Voting stations opened yesterday in Estonia's first parliamentary election since joining the EU, with last-minute polls predicting the governing coalition would stay in power.
Prime Minister Andrus Ansip's center-right Reform Party and the left-leaning Center Party, led by political veteran Edgar Savisaar, have topped most opinion surveys in the run-up to yesterday's vote.
Analysts said the main question was which of the two would be the next prime minister of the Baltic country of 1.3 million, and whether they would need another coalition partner to form a government. They currently govern with the help of the small agrarian Estonian People's Union.

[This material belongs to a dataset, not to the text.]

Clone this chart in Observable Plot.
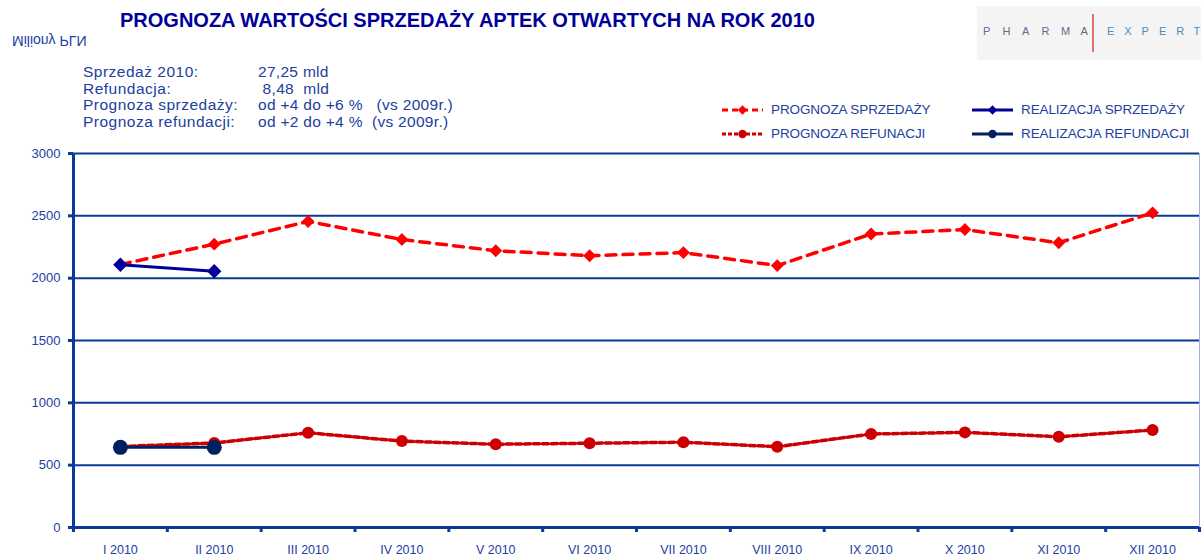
<!DOCTYPE html>
<html><head><meta charset="utf-8">
<script src="https://cdn.jsdelivr.net/npm/d3@7"></script>
<script src="https://cdn.jsdelivr.net/npm/@observablehq/plot@0.6"></script>
<style>
body{margin:0;background:#fff;font-family:"Liberation Sans",Arial,sans-serif;}
#wrap{position:relative;width:1201px;height:557px;overflow:hidden;}
.abs{position:absolute;white-space:pre;}
#title{left:120px;top:9px;font-size:20px;font-weight:bold;color:#000099;letter-spacing:0px;}
#unit{left:12px;top:33px;font-size:14px;color:#2140a0;transform:scaleY(-1);}
.ann{font-size:15.5px;color:#2140a0;line-height:16.5px;letter-spacing:0.5px;}
.annv{letter-spacing:0.3px;}
.leg{font-size:13.5px;color:#2140a0;letter-spacing:-0.1px;}
#logo{left:977px;top:6px;width:224px;height:54px;background:#f4f4f4;overflow:hidden;}
#chart{position:absolute;left:0;top:140px;}
.lg{position:absolute;top:19px;font-size:11px;}
</style></head>
<body><div id="wrap">
<div id="title" class="abs"></div>
<div id="unit" class="abs"></div>
<div id="ann"></div>
<div id="legend"></div>
<div id="logo" class="abs"></div>
<div id="chart"></div>
</div>
<script>
const titleText = "PROGNOZA WARTOŚCI SPRZEDAŻY APTEK OTWARTYCH NA ROK 2010";
const unitText = "Miliony PLN";
const annLabels = ["Sprzedaż 2010:", "Refundacja:", "Prognoza sprzedaży:", "Prognoza refundacji:"];
const annValues = ["27,25 mld", " 8,48  mld", "od +4 do +6 %   (vs 2009r.)", "od +2 do +4 %  (vs 2009r.)"];
const logoLeft = "PHARMA", logoRight = "EXPERT";
const months = ["I 2010","II 2010","III 2010","IV 2010","V 2010","VI 2010","VII 2010","VIII 2010","IX 2010","X 2010","XI 2010","XII 2010"];
const prognozaSprzedazy = [2110, 2273, 2455, 2310, 2220, 2180, 2205, 2101, 2354, 2390, 2284, 2524];
const realizacjaSprzedazy = [2107, 2056];
const prognozaRefundacji = [650, 678, 760, 693, 668, 676, 684, 648, 750, 763, 728, 782];
const realizacjaRefundacji = [643, 643];
const yTicks = [0, 500, 1000, 1500, 2000, 2500, 3000];
const seriesNames = ["PROGNOZA SPRZEDAŻY", "REALIZACJA SPRZEDAŻY", "PROGNOZA REFUNACJI", "REALIZACJA REFUNDACJI"];

const axisBlue = "#0b3a96";
const textBlue = "#2140a0";
const cProgS = "#ff0000", cRealS = "#000099", cProgR = "#cc0000", cRealR = "#002060";

document.getElementById("title").textContent = titleText;
document.getElementById("unit").textContent = unitText;
const ann = document.getElementById("ann");
annLabels.forEach((l, i) => {
  const a = document.createElement("div"); a.className = "abs ann"; a.style.left = "83px"; a.style.top = (64 + i*16.5) + "px"; a.textContent = l; ann.appendChild(a);
  const b = document.createElement("div"); b.className = "abs ann annv"; b.style.left = "258px"; b.style.top = (64 + i*16.5) + "px"; b.textContent = annValues[i]; ann.appendChild(b);
});

// logo letters
const logo = document.getElementById("logo");
[...logoLeft].forEach((ch, i) => {
  const s = document.createElement("span"); s.className = "lg"; s.style.left = (6 + i*19.5) + "px"; s.style.color = "#5a6e8c"; s.textContent = ch; logo.appendChild(s);
});
[...logoRight].forEach((ch, i) => {
  const s = document.createElement("span"); s.className = "lg"; s.style.left = (130 + i*17.3) + "px"; s.style.color = "#4a8ab8"; s.textContent = ch; logo.appendChild(s);
});
const bar = document.createElement("span"); bar.style.cssText = "position:absolute;left:115px;top:8px;width:2px;height:38px;background:#e07070;"; logo.appendChild(bar);

// legend
const legSpecs = [
  {name: seriesNames[0], color: cProgS, dash: "6,4", sym: "diamond", x: 722, y: 110},
  {name: seriesNames[1], color: cRealS, dash: null, sym: "diamond", x: 972, y: 110},
  {name: seriesNames[2], color: cProgR, dash: "4,2", sym: "circle", x: 722, y: 134},
  {name: seriesNames[3], color: cRealR, dash: null, sym: "circle", x: 972, y: 134}
];
const leg = document.getElementById("legend");
legSpecs.forEach(s => {
  const svg = d3.create("svg").attr("width", 42).attr("height", 14)
    .style("position", "absolute").style("left", s.x + "px").style("top", (s.y - 7) + "px");
  svg.append("line").attr("x1", 0).attr("x2", 41).attr("y1", 7).attr("y2", 7)
    .attr("stroke", s.color).attr("stroke-width", 3).attr("stroke-dasharray", s.dash);
  svg.append("path").attr("transform", "translate(20.5,7)")
    .attr("d", d3.symbol(s.sym === "diamond" ? d3.symbolDiamond2 : d3.symbolCircle, 55)())
    .attr("fill", s.color);
  leg.appendChild(svg.node());
  const t = document.createElement("div"); t.className = "abs leg";
  t.style.left = (s.x + 49) + "px"; t.style.top = (s.y - 8) + "px"; t.textContent = s.name;
  leg.appendChild(t);
});

const idx = (d, i) => i + 0.5;
const chart = Plot.plot({
  width: 1201, height: 417,
  marginTop: 13, marginBottom: 30, marginLeft: 73, marginRight: 2,
  style: {fontFamily: "Liberation Sans, Arial, sans-serif", background: "transparent"},
  x: {type: "linear", domain: [0, 12]},
  y: {domain: [0, 3000]},
  marks: [
    Plot.gridY(yTicks, {stroke: axisBlue, strokeOpacity: 1, strokeWidth: 2}),
    Plot.ruleX([12], {stroke: "#9db3e0", strokeWidth: 1}),
    Plot.axisY({ticks: yTicks, tickFormat: d => String(d), tickSize: 5, tickPadding: 8, stroke: axisBlue, strokeWidth: 3, fill: textBlue, fontSize: 13, label: null}),
    Plot.axisX({ticks: d3.range(13), tickSize: 5, tickFormat: () => "", stroke: axisBlue, strokeWidth: 3, label: null}),
    Plot.axisX({ticks: d3.range(12).map(i => i + 0.5), tickFormat: v => months[Math.floor(v)], tickSize: 0, tickPadding: 18, fill: textBlue, fontSize: 12.5, label: null, style: {letterSpacing: "-0.2px"}}),
    Plot.ruleX([0], {stroke: axisBlue, strokeWidth: 3}),
    Plot.ruleY([0], {stroke: axisBlue, strokeWidth: 3}),
    Plot.line(prognozaSprzedazy, {x: idx, y: d => d, stroke: cProgS, strokeWidth: 3.5, strokeDasharray: "10,7"}),
    Plot.dot(prognozaSprzedazy, {x: idx, y: d => d, symbol: "diamond2", r: 5.8, fill: cProgS}),
    Plot.line(prognozaRefundacji, {x: idx, y: d => d, stroke: cProgR, strokeWidth: 3.5, strokeDasharray: "6,3"}),
    Plot.dot(prognozaRefundacji, {x: idx, y: d => d, r: 6, fill: cProgR}),
    Plot.line(realizacjaSprzedazy, {x: idx, y: d => d, stroke: cRealS, strokeWidth: 3}),
    Plot.dot(realizacjaSprzedazy, {x: idx, y: d => d, symbol: "diamond2", r: 6.5, fill: cRealS}),
    Plot.line(realizacjaRefundacji, {x: idx, y: d => d, stroke: cRealR, strokeWidth: 3}),
    Plot.dot(realizacjaRefundacji, {x: idx, y: d => d, r: 7.5, fill: cRealR})
  ]
});
document.getElementById("chart").appendChild(chart);
</script>
</body></html>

Ansip and Savisaar, Estonia's first prime minister after regaining independence from the Soviet Union in 1991, have maintained a pragmatic political alliance for two years despite political differences.

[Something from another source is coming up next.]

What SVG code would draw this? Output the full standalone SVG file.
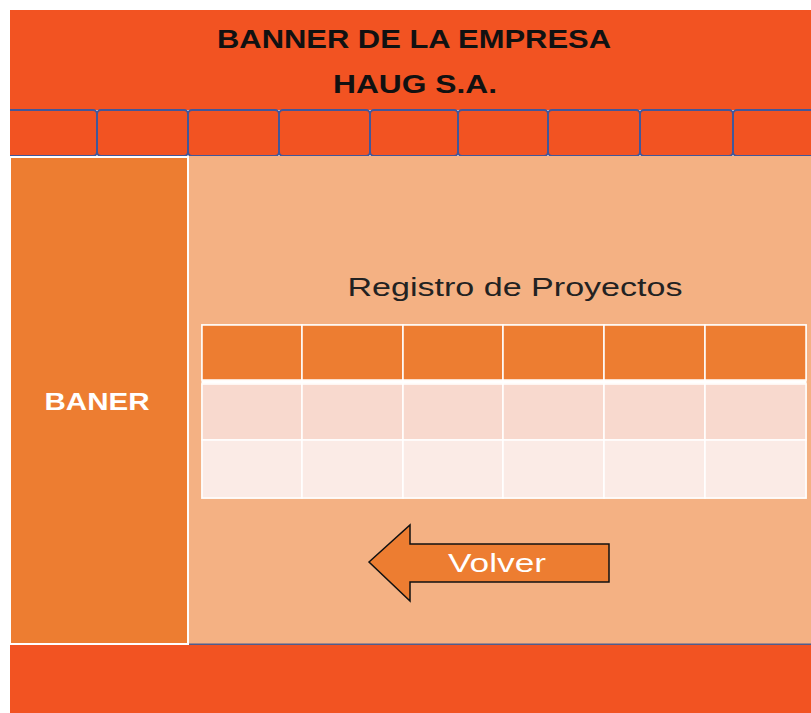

Ansip favors maintaining Estonia's flat-tax system and market friendly policies that economists say have helped the high-tech Baltic country achieve impressive growth rates. Worries of an overheating economy have emerged, however, after Estonia posted a record 11.5 percent growth rate last year.
Savisaar, whose party draws support from Estonia's Russian-speaking minority, favors switching to a progressive tax system. He also calls for a more generous welfare system to help narrow the gap between rich and poor.

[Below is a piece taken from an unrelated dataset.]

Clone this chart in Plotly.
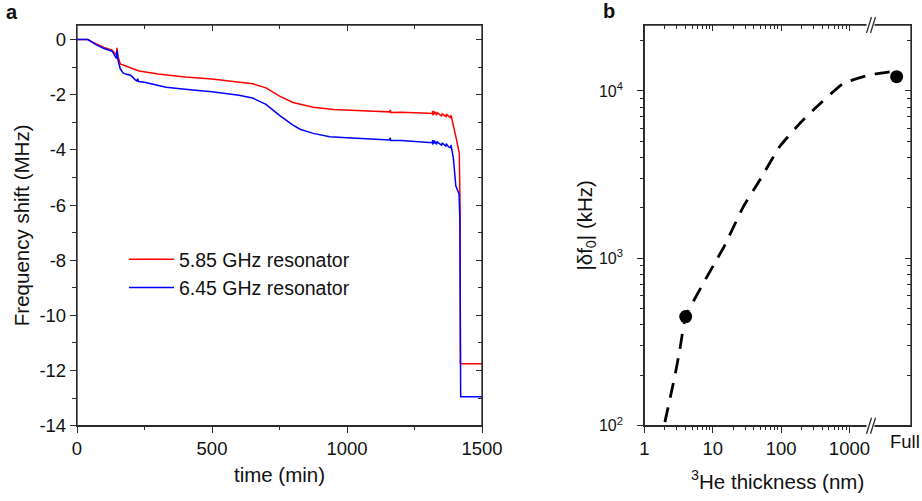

The Center Party topped a poll of 400 people released on Friday by Penn, Schoen & Berland Associates. Center had 32 percent in the survey, and the Reform Party had 23 percent. The main opposition party, the center-right IRL union, had 10 percent support in the survey, which had a margin error of 4.9 percentage points.
Savisaar said he would be flexible in coalition talks.
"I believe no politician is at this point so stupid as to rule out a coalition with some other party after the election," he said.
Estonia -- a member of both the EU and NATO since 2004 and a key hub for online telephony company Skype -- is one of Europe's most advanced when it comes to Internet technology. But the country grapples with some of the 27-nation EU's worst health statistics, including high rates of HIV infections, alcoholism, and traffic-related deaths.
Rampant inflation has forced the government to postpone plans to adopt the EU's common currency while a westward flow of skilled workers has led to a problematic labor shortage. Companies ranging from shipyards to software makers such as eBay-owned telephony company Skype have had to import workers from countries like Ukraine and India.
The run-up to the election was overshadowed by a dispute over a Soviet monument in Tallinn that has exposed divisions between ethnic Estonians and the country's Russian-speaking minority, which makes up about one-third of the the nation's population.
Ansip has called for removing the Bronze Soldier monument and war grave, which Russians see as tribute to the Red Army's victory over Nazi Germany, but which many Estonians consider a painful reminder of five decades of Soviet oppression.
"Nobody is talking here in Estonia about destroying this monument," Ansip said on Thursday. "We would like to relocate this monument to a cemetery -- that's all."
The election was the world's first parliamentary ballot to allow Internet voting. Some 30,000 people already cast their votes online in a three-day period that ended on Wednesday, election officials said.
They said the system proved reliable in municipal elections in 2005 despite concerns about hacker attacks, identity fraud and vote count manipulation.